In Operation Elsewhere, families and friends dial into Zoom for an entirely new experience of shared live performance, in which making a visible idiot of yourself is part of the deal. The cast set up green screens in their own bedrooms, halls or stairwells, complete with a variety of video backgrounds. Thus, while the audience is seeing enchanted forests and stormy seas, the doughty actors are grappling with a plethora of artistic and technical horrors from the privacy of their own homes. And pulling it all together, from a safe distance, is Zoom magician Sinead Owens.

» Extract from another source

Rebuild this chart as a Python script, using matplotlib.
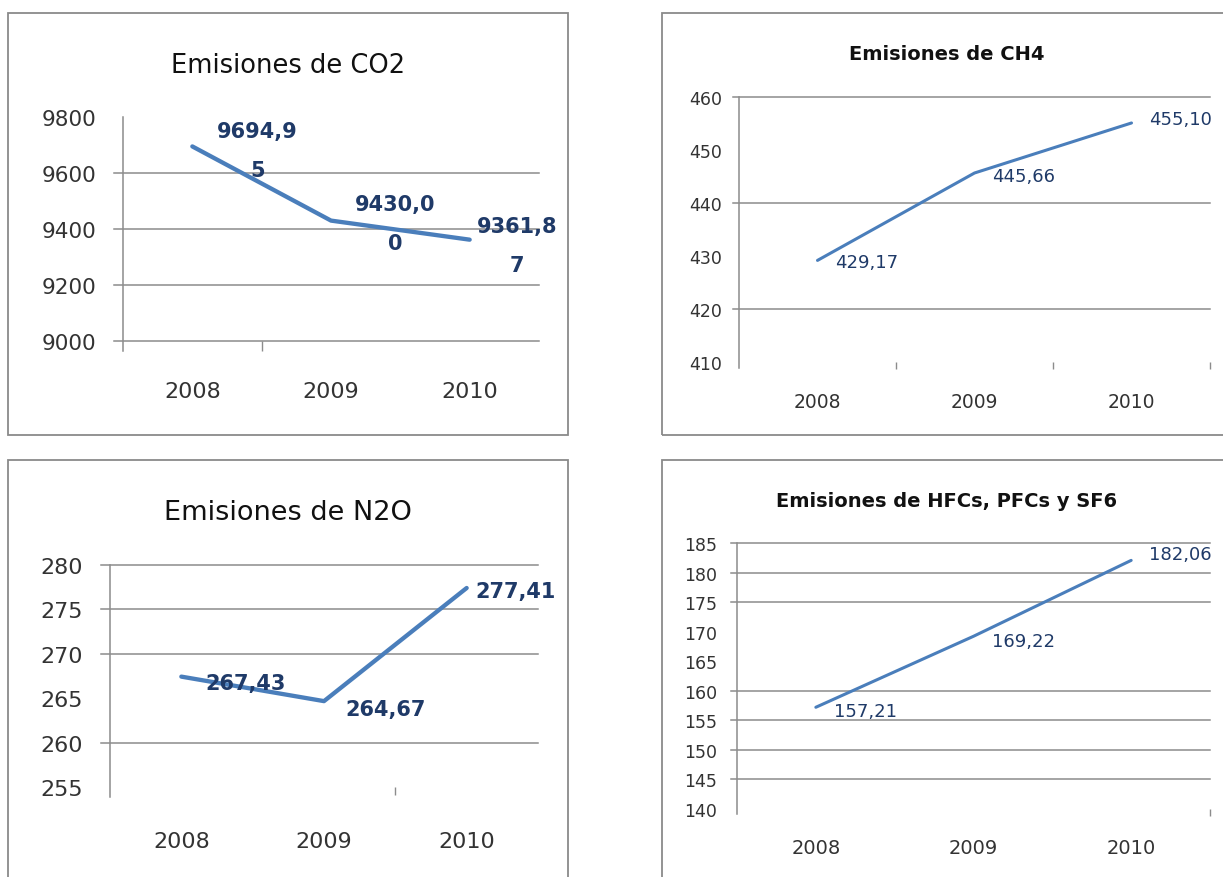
import matplotlib
matplotlib.use("Agg")
import matplotlib.pyplot as plt
from matplotlib.patches import Rectangle
from matplotlib.transforms import blended_transform_factory

# ============================================================
# DATA
# ============================================================

years = ["2008", "2009", "2010"]

co2 = [9694.95, 9430.00, 9361.87]
ch4 = [429.17, 445.66, 455.10]
n2o = [267.43, 264.67, 277.41]
hfc = [157.21, 169.22, 182.06]

co2_labels = ["9694,9\n5", "9430,0\n0", "9361,8\n7"]
ch4_labels = ["429,17", "445,66", "455,10"]
n2o_labels = ["267,43", "264,67", "277,41"]
hfc_labels = ["157,21", "169,22", "182,06"]

co2_ticks = [9000, 9200, 9400, 9600, 9800]
ch4_ticks = [410, 420, 430, 440, 450, 460]
n2o_ticks = [255, 260, 265, 270, 275, 280]
hfc_ticks = [140, 145, 150, 155, 160, 165, 170, 175, 180, 185]

# gridlines that are still visible in the (blurry) source image
co2_grid = [9000, 9200, 9400, 9600]
ch4_grid = [420, 440, 460]
n2o_grid = [260, 270, 275, 280]
hfc_grid = [145, 150, 155, 160, 175, 180, 185]

titles = [
    "Emisiones de CO2",
    "Emisiones de CH4",
    "Emisiones de N2O",
    "Emisiones de HFCs, PFCs y SF6",
]

# ============================================================
# STYLE
# ============================================================

W, H = 1223, 878
LINE_COLOR = "#4A7EBB"
LABEL_COLOR = "#1F3A68"
GRID_COLOR = "#8c8c8c"
BOX_COLOR = "#8a8a8a"
TICK_COLOR = "#333333"

fig = plt.figure(figsize=(W / 100, H / 100), dpi=100)
fig.patch.set_facecolor("white")


def add_axes_px(left, top, right, bottom):
    return fig.add_axes([left / W, 1 - bottom / H,
                         (right - left) / W, (bottom - top) / H])


def add_box_px(left, top, right, bottom):
    fig.add_artist(Rectangle((left / W, 1 - bottom / H),
                             (right - left) / W, (bottom - top) / H,
                             transform=fig.transFigure, fill=False,
                             edgecolor=BOX_COLOR, linewidth=1.3))


def draw_panel(spec):
    add_box_px(*spec["box"])
    fig.text(spec["title_xy"][0] / W, 1 - spec["title_xy"][1] / H,
             spec["title"], ha="center", va="center_baseline",
             fontsize=spec["title_fs"], fontweight=spec["title_fw"],
             color="#111111")

    ax = add_axes_px(*spec["axes"])
    left, top, right, bottom = spec["axes"]
    width_px = right - left
    height_px = bottom - top

    ax.set_xlim(-0.5, 2.5)
    ax.set_ylim(spec["ticks"][0], spec["ticks"][-1])
    for s in ax.spines.values():
        s.set_visible(False)

    # y ticks / labels
    ax.set_yticks(spec["ticks"])
    ax.set_yticklabels([str(t) for t in spec["ticks"]])
    ax.tick_params(axis="y", length=0, pad=spec["ytick_pad"] / 1.389,
                   labelsize=spec["tick_fs"], labelcolor=TICK_COLOR)

    # x: category boundaries as small ticks, years as text
    ax.set_xticks([])
    ax.set_xticks(spec["xminor"], minor=True)
    ax.tick_params(axis="x", which="minor", length=spec["xtick_len"],
                   width=1.0, color=GRID_COLOR, direction="out")
    trans = blended_transform_factory(ax.transData, ax.transAxes)
    for i, yr in enumerate(years):
        ax.text(i, spec["year_y"], yr, transform=trans, ha="center",
                va="center_baseline", fontsize=spec["year_fs"],
                color=TICK_COLOR)

    # gridlines (extend a little left of the axis like the original)
    for g in spec["grid"]:
        ax.axhline(g, xmin=-spec["grid_ext"] / width_px, xmax=1,
                   color=GRID_COLOR, linewidth=1.1, clip_on=False, zorder=1)
    # vertical axis line
    ax.axvline(-0.5, ymin=-spec["axis_ext"] / height_px, ymax=1,
               color=GRID_COLOR, linewidth=1.1, clip_on=False, zorder=1)

    x = list(range(len(years)))
    ax.plot(x, spec["values"], color=LINE_COLOR, linewidth=spec["lw"],
            solid_capstyle="round", solid_joinstyle="round", zorder=3)

    for i, (v, lab) in enumerate(zip(spec["values"], spec["labels"])):
        dx, dy = spec["label_off"][i]
        ax.annotate(lab, (i, v), xytext=(dx, dy), textcoords="offset pixels",
                    ha=spec["label_ha"], va=spec["label_va"],
                    fontsize=spec["label_fs"], fontweight=spec["label_fw"],
                    color=LABEL_COLOR, linespacing=2.2,
                    multialignment="center", zorder=4,
                    annotation_clip=False)
    return ax


panels = [
    dict(title=titles[0], values=co2, labels=co2_labels, ticks=co2_ticks,
         grid=co2_grid, box=(8, 14, 568, 436), axes=(123, 118, 539, 342),
         title_xy=(288, 63), title_fs=18.5, title_fw="normal",
         tick_fs=15.5, ytick_pad=27, year_fs=16, year_y=-0.214,
         grid_ext=9, axis_ext=10, xminor=[0.5], xtick_len=7, lw=3.1,
         label_fs=15, label_fw="bold", label_ha="center", label_va="center",
         label_off=[(65, -4), (64, -3), (47, -6)]),
    dict(title=titles[1], values=ch4, labels=ch4_labels, ticks=ch4_ticks,
         grid=ch4_grid, box=(662, 14, 1232, 436), axes=(739, 98, 1210, 363),
         title_xy=(947, 53), title_fs=14, title_fw="bold",
         tick_fs=12.5, ytick_pad=17, year_fs=13.5, year_y=-0.14,
         grid_ext=6, axis_ext=6, xminor=[0.5, 1.5, 2.5], xtick_len=5, lw=2.2,
         label_fs=13, label_fw="normal", label_ha="left",
         label_va="center_baseline",
         label_off=[(18, 0), (18, -1), (18, 6)]),
    dict(title=titles[2], values=n2o, labels=n2o_labels, ticks=n2o_ticks,
         grid=n2o_grid, box=(8, 461, 568, 890), axes=(110, 566, 538, 788),
         title_xy=(288, 510), title_fs=19.5, title_fw="normal",
         tick_fs=16, ytick_pad=27, year_fs=16, year_y=-0.234,
         grid_ext=9, axis_ext=10, xminor=[1.5], xtick_len=6, lw=3.1,
         label_fs=15, label_fw="bold", label_ha="center",
         label_va="center_baseline",
         label_off=[(64, -4), (62, -6), (49, -1)]),
    dict(title=titles[3], values=hfc, labels=hfc_labels, ticks=hfc_ticks,
         grid=hfc_grid, box=(662, 461, 1232, 890), axes=(737, 544, 1210, 810),
         title_xy=(947, 500), title_fs=14, title_fw="bold",
         tick_fs=12.5, ytick_pad=20, year_fs=14, year_y=-0.139,
         grid_ext=6, axis_ext=5, xminor=[2.5], xtick_len=5, lw=2.2,
         label_fs=13, label_fw="normal", label_ha="left",
         label_va="center_baseline",
         label_off=[(18, -2), (18, -3), (18, 8)]),
]

for spec in panels:
    draw_panel(spec)

fig.savefig("out.png", dpi=100, facecolor="white")
plt.close(fig)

Seaton has adapted Jane Talbot’s original collection of dark tales from Irish mythology into this riotous piece of quarantine theatre. There is no attempt to reconcile modern technology with the mysterious ancient world; the skilfully engineered clash of time zones is part of the fun.
Audiences arrive at an airport and are put through the usual search procedures by Cillian Lenahan’s incompetent security guard. Then behold Chris Grant’s mischievous, shape-shifting Púca, who employs nifty game wizardry to speed us away to Elsewhere, a land of faeries and magic and changelings, where time is inside out and upside down and nothing is quite as it seems.
The journey is an homage to the natural beauty of the North Antrim coast, soaring over the Giant’s Causeway, the Carrick-a-Rede rope bridge and Mussenden Temple on the cliffs above Magilligan Strand.
In a tumbledown shack on a lonely offshore island lurks Nicky Harley’s warrior queen Scatha, a bold, cartoony presence, leading the assembled online gathering into battle with Michael Johnson’s malevolent Birdman. Meanwhile back on earth, a thunderous Rhodri Lewis is Colin, a mortal earthling transformed into a simpering, bearded bride en route for a day of surreal celebration in very peculiar company.
The audience unites in chanting, singing and dressing up for the nuptial festivities of Anya (Rosie McClelland) and Dave (Keith Singleton), hapless modern day incarnations of the mythical Tír na nÓg lovers Oisín and Niamh. The whole thing is gloriously mad and messy, guaranteed to brighten a grey day of enforced isolation for all the family.